In the past, coding emails from scratch in HTML was the norm. But now? Building emails shouldn't be that hard or time consuming.
That’s what was happening at the Lung Cancer Research Foundation (LCRF), a nonprofit working toward a world free of lung cancer by funding studies for the prevention, diagnosis, treatment, and cure of the disease. The organization serves anyone committed to improving outcomes for those affected by the world’s leading cause of cancer death.
But they were being held back by an email platform built for a different era.
Aine Calgaro, who creates nearly all of the marketing materials for the LCRF, found herself hand-coding emails in raw HTML to ensure they displayed properly on mobile devices. The system they were using didn’t offer meaningful analytics to gauge what resonated with supporters. Website forms were clunky and unreliable, driving few organic signups.
“We had very few people visit the website and say, ‘Hey, I want to subscribe,’” says Aine, Digital Marketing Specialist at LCRF. “The signups we got were because people signed up for an event and we added them, or they made a donation.”
After migrating to Intuit Mailchimp in fall 2024, the foundation partnered with their Customer Success Manager (CSM) to transform their email strategy and build a healthier, more robust and engaged audience while freeing up time to focus on their mission.
The challenge: Outdated tools limiting growth and insight
LCRF’s old email system created obstacles at every turn. The interface, which Aine describes as “really from the ‘90s,” forced the team into workarounds that consumed time and limited what they could accomplish.

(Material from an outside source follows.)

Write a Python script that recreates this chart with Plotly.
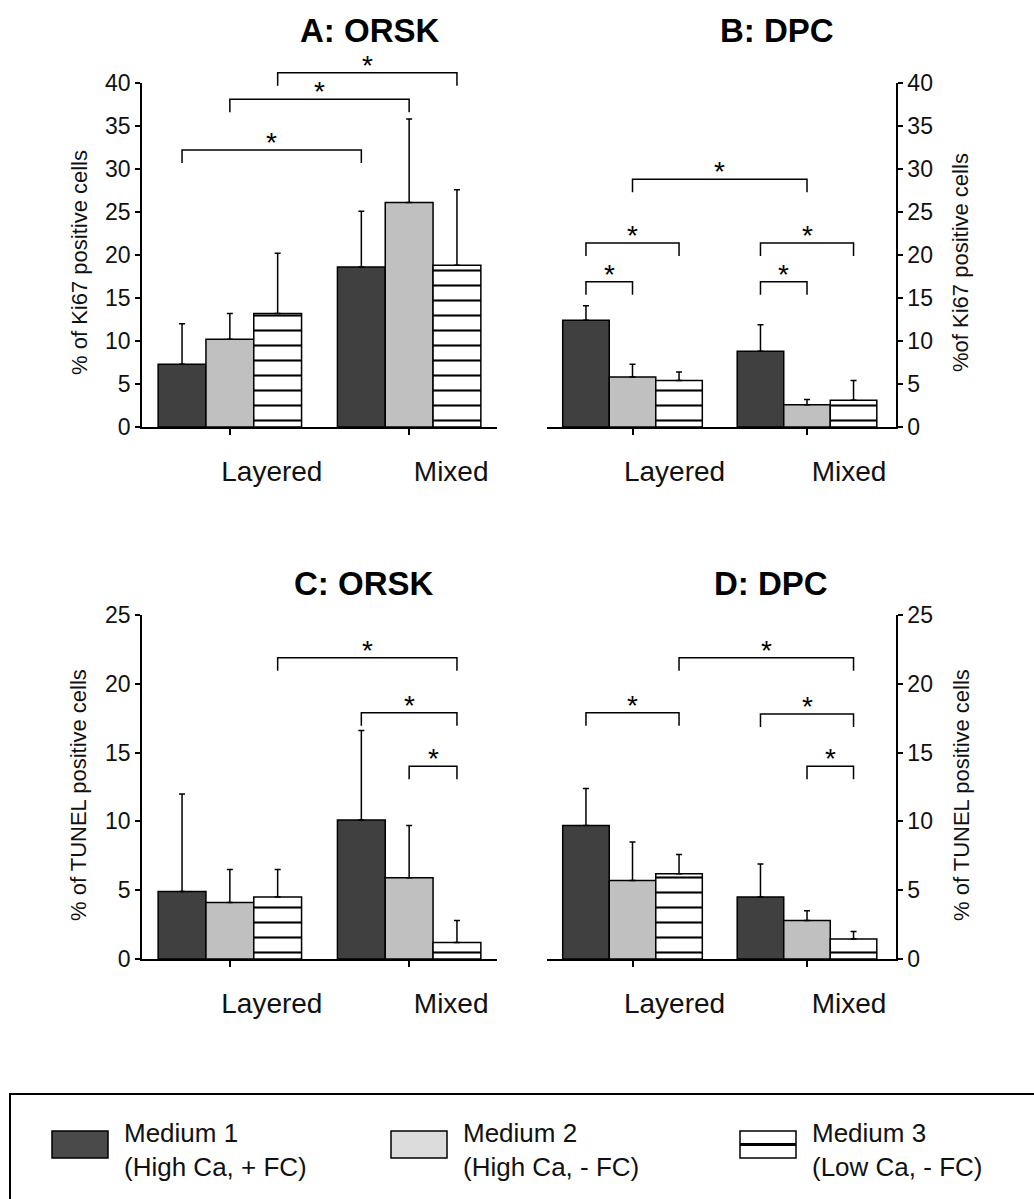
import plotly.graph_objects as go

W, H = 1034, 1199

# ---------------- data ----------------
categories = ["Layered", "Mixed"]
media_names = ["Medium 1", "Medium 2", "Medium 3"]
media_desc = ["(High Ca, + FC)", "(High Ca, - FC)", "(Low Ca, - FC)"]

ki67_ticks = [0, 5, 10, 15, 20, 25, 30, 35, 40]
tunel_ticks = [0, 5, 10, 15, 20, 25]

# A: ORSK, Ki67  (values per category: Layered, Mixed)
a_m1 = [7.3, 18.6]
a_m2 = [10.2, 26.1]
a_m3 = [13.2, 18.8]
a_m1_err = [4.7, 6.5]
a_m2_err = [3.0, 9.7]
a_m3_err = [7.0, 8.8]

# B: DPC, Ki67
b_m1 = [12.4, 8.8]
b_m2 = [5.8, 2.6]
b_m3 = [5.4, 3.1]
b_m1_err = [1.7, 3.1]
b_m2_err = [1.5, 0.6]
b_m3_err = [1.0, 2.3]

# C: ORSK, TUNEL
c_m1 = [4.9, 10.1]
c_m2 = [4.1, 5.9]
c_m3 = [4.5, 1.2]
c_m1_err = [7.1, 6.5]
c_m2_err = [2.4, 3.8]
c_m3_err = [2.0, 1.6]

# D: DPC, TUNEL
d_m1 = [9.7, 4.5]
d_m2 = [5.7, 2.8]
d_m3 = [6.2, 1.45]
d_m1_err = [2.7, 2.4]
d_m2_err = [2.8, 0.7]
d_m3_err = [1.4, 0.55]

# significance brackets: (category_i, medium_i), (category_j, medium_j), height
a_sig = [((0, 0), (1, 0), 32.2), ((0, 1), (1, 1), 38.1), ((0, 2), (1, 2), 41.2)]
b_sig = [((0, 0), (0, 1), 16.9), ((0, 0), (0, 2), 21.4), ((0, 1), (1, 1), 28.8),
         ((1, 0), (1, 1), 16.9), ((1, 0), (1, 2), 21.4)]
c_sig = [((0, 2), (1, 2), 21.9), ((1, 0), (1, 2), 17.9), ((1, 1), (1, 2), 14.0)]
d_sig = [((0, 0), (0, 2), 17.9), ((0, 2), (1, 2), 21.9), ((1, 0), (1, 2), 17.8),
         ((1, 1), (1, 2), 14.0)]

# ---------------- style ----------------
FONT = "Liberation Sans, Arial, sans-serif"
C1, C2 = "#404040", "#c0c0c0"
BARGAP = 0.2

def px_x(p):
    return p / W

def px_y(p):
    return 1 - p / H

panels = [
    dict(key="", title="A: ORSK", tcx=370, tcy=30, xd=(142, 497), yd=(83, 427),
         xr=[-0.49, 1.49], ymax=40, ticks=ki67_ticks, side="left",
         ytitle="% of Ki67 positive cells", ytx=79,
         m=[a_m1, a_m2, a_m3], e=[a_m1_err, a_m2_err, a_m3_err], sig=a_sig),
    dict(key="2", title="B: DPC", tcx=777, tcy=30, xd=(547, 896), yd=(83, 427),
         xr=[-0.49, 1.51], ymax=40, ticks=ki67_ticks, side="right",
         ytitle="%of Ki67 positive cells", ytx=960,
         m=[b_m1, b_m2, b_m3], e=[b_m1_err, b_m2_err, b_m3_err], sig=b_sig),
    dict(key="3", title="C: ORSK", tcx=364, tcy=584, xd=(142, 497), yd=(615, 959),
         xr=[-0.49, 1.49], ymax=25, ticks=tunel_ticks, side="left",
         ytitle="% of TUNEL positive cells", ytx=78,
         m=[c_m1, c_m2, c_m3], e=[c_m1_err, c_m2_err, c_m3_err], sig=c_sig),
    dict(key="4", title="D: DPC", tcx=771, tcy=584, xd=(547, 896), yd=(615, 959),
         xr=[-0.49, 1.51], ymax=25, ticks=tunel_ticks, side="right",
         ytitle="% of TUNEL positive cells", ytx=961,
         m=[d_m1, d_m2, d_m3], e=[d_m1_err, d_m2_err, d_m3_err], sig=d_sig),
]

fig = go.Figure()
shapes = []
annotations = []
layout_axes = {}

bar_w = (1 - BARGAP) / 3

for p in panels:
    k = p["key"]
    xa, ya = "x" + k, "y" + k
    xpos = list(range(len(categories)))
    for mi in range(3):
        marker = dict(line=dict(color="black", width=1.5))
        if mi == 0:
            marker["color"] = C1
        elif mi == 1:
            marker["color"] = C2
        else:
            marker["color"] = "white"
            marker["pattern"] = dict(shape="-", fgcolor="black", bgcolor="white",
                                     size=15, solidity=0.14)
        fig.add_trace(go.Bar(
            x=xpos, y=p["m"][mi], name=media_names[mi], xaxis=xa, yaxis=ya,
            marker=marker, showlegend=False, offsetgroup=str(mi),
            error_y=dict(type="data", array=p["e"][mi], arrayminus=[0] * len(xpos),
                         symmetric=False, color="black", thickness=1.5, width=3),
        ))

    xname = "xaxis" + k
    yname = "yaxis" + k
    layout_axes[xname] = dict(
        domain=[px_x(p["xd"][0]), px_x(p["xd"][1])], anchor=ya, range=p["xr"],
        tickvals=xpos, ticktext=categories, showline=True, linecolor="black",
        linewidth=1.5, ticks="outside", ticklen=6, tickwidth=1.5, tickcolor="black",
        showgrid=False, zeroline=False, ticklabelshift=42, ticklabelstandoff=13,
        automargin=False,
        tickfont=dict(family=FONT, size=28, color="#111"), fixedrange=True,
    )
    layout_axes[yname] = dict(
        domain=[px_y(p["yd"][1]), px_y(p["yd"][0])], anchor=xa, range=[0, p["ymax"]],
        tickvals=p["ticks"], side=p["side"], showline=True, linecolor="black",
        linewidth=1.5, ticks="outside", ticklen=5, tickwidth=1.5, tickcolor="black",
        showgrid=False, zeroline=False, automargin=False,
        tickfont=dict(family=FONT, size=23, color="#111"), fixedrange=True,
    )

    # title & y title
    annotations.append(dict(text="<b>" + p["title"] + "</b>", xref="paper", yref="paper",
                            x=px_x(p["tcx"]), y=px_y(p["tcy"]), xanchor="center",
                            yanchor="middle", showarrow=False,
                            font=dict(family=FONT, size=33, color="black")))
    ymid = (p["yd"][0] + p["yd"][1]) / 2 + 8
    annotations.append(dict(text=p["ytitle"], xref="paper", yref="paper",
                            x=px_x(p["ytx"]), y=px_y(ymid), xanchor="center",
                            yanchor="middle", textangle=-90, showarrow=False,
                            font=dict(family=FONT, size=22, color="#111")))

    # significance brackets
    xr0, xr1 = p["xr"]
    h_px = p["yd"][1] - p["yd"][0]
    leg = 13 / h_px

    def bx(ci, mi):
        return ((ci + (mi - 1) * bar_w) - xr0) / (xr1 - xr0)

    for (a, b, hgt) in p["sig"]:
        x0, x1 = bx(*a), bx(*b)
        yy = hgt / p["ymax"]
        shapes.append(dict(type="path", xref=xa + " domain", yref=ya + " domain",
                           path=f"M{x0},{yy - leg} L{x0},{yy} L{x1},{yy} L{x1},{yy - leg}",
                           line=dict(color="black", width=1.5)))
        annotations.append(dict(text="*", xref=xa + " domain", yref=ya + " domain",
                                x=(x0 + x1) / 2, y=yy, xanchor="center", yanchor="bottom",
                                yshift=-10, showarrow=False,
                                font=dict(family=FONT, size=28, color="black")))

# ---------------- legend (drawn) ----------------
shapes.append(dict(type="rect", xref="paper", yref="paper",
                   x0=px_x(10), x1=px_x(1060), y0=px_y(1230), y1=px_y(1094),
                   line=dict(color="black", width=2), fillcolor="rgba(0,0,0,0)"))
sw = [(52, "#4a4a4a"), (391, "#dcdcdc"), (740, "white")]
for i, (sx, col) in enumerate(sw):
    shapes.append(dict(type="rect", xref="paper", yref="paper",
                       x0=px_x(sx), x1=px_x(sx + 56), y0=px_y(1158), y1=px_y(1131),
                       line=dict(color="black", width=1.5), fillcolor=col))
    if i == 2:
        shapes.append(dict(type="line", xref="paper", yref="paper",
                           x0=px_x(sx), x1=px_x(sx + 56), y0=px_y(1144.5), y1=px_y(1144.5),
                           line=dict(color="black", width=3)))
    annotations.append(dict(text=media_names[i] + "<br>" + media_desc[i],
                            xref="paper", yref="paper", x=px_x(sx + 70), y=px_y(1150),
                            xanchor="left", yanchor="middle", align="left", showarrow=False,
                            font=dict(family=FONT, size=26, color="#111")))

fig.update_layout(
    width=W, height=H, margin=dict(l=0, r=0, t=0, b=0, pad=0, autoexpand=False),
    template="none",
    paper_bgcolor="white", plot_bgcolor="white",
    barmode="group", bargap=BARGAP, bargroupgap=0,
    showlegend=False, shapes=shapes, annotations=annotations,
    font=dict(family=FONT, color="#111"),
    **layout_axes,
)

fig.write_html("out.html", config={"displayModeBar": False})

Aine had to create everything in HTML view because the WYSIWYG editor would break her responsive designs.
“Just because I know how to code doesn’t mean I want to,” Aine says. “Thank goodness I have some ancient knowledge of computer science from back in the ‘80s. Not everybody who is hired to do what I do would have had that knowledge.”
Limitations extended beyond email. Evan Bonsett-Veal, the other half of LCRF’s marketing team who manages the foundation’s database, had worked with their email platform for 9 years and struggled with basic data management. The system lacked modern API connectivity, making it difficult to integrate with other tools or automate data flows.
When LCRF approached the company to request feature improvements, the answer was typically that it wasn’t possible or that it would be prohibitively expensive to implement.
Website forms were another pain point. To embed a form on the LCRF site, the team had to manually input code. The forms assigned invisible passwords to users, creating a confusing experience that often displayed ugly error pages when people attempted to log in.
Most frustrating, though, was the lack of actionable data.
“It was really not useful at all to try to figure out whether something was successful,” Aine says.
And for Evan, the manual nature of everything meant he couldn’t take vacation without worrying about email workflows.
“There wasn’t really any opportunity for any sort of automation,” Evan says. “It could even affect things like when you could be out of the office or not because you have to import these lists to make sure a welcome series, for example, is updated.”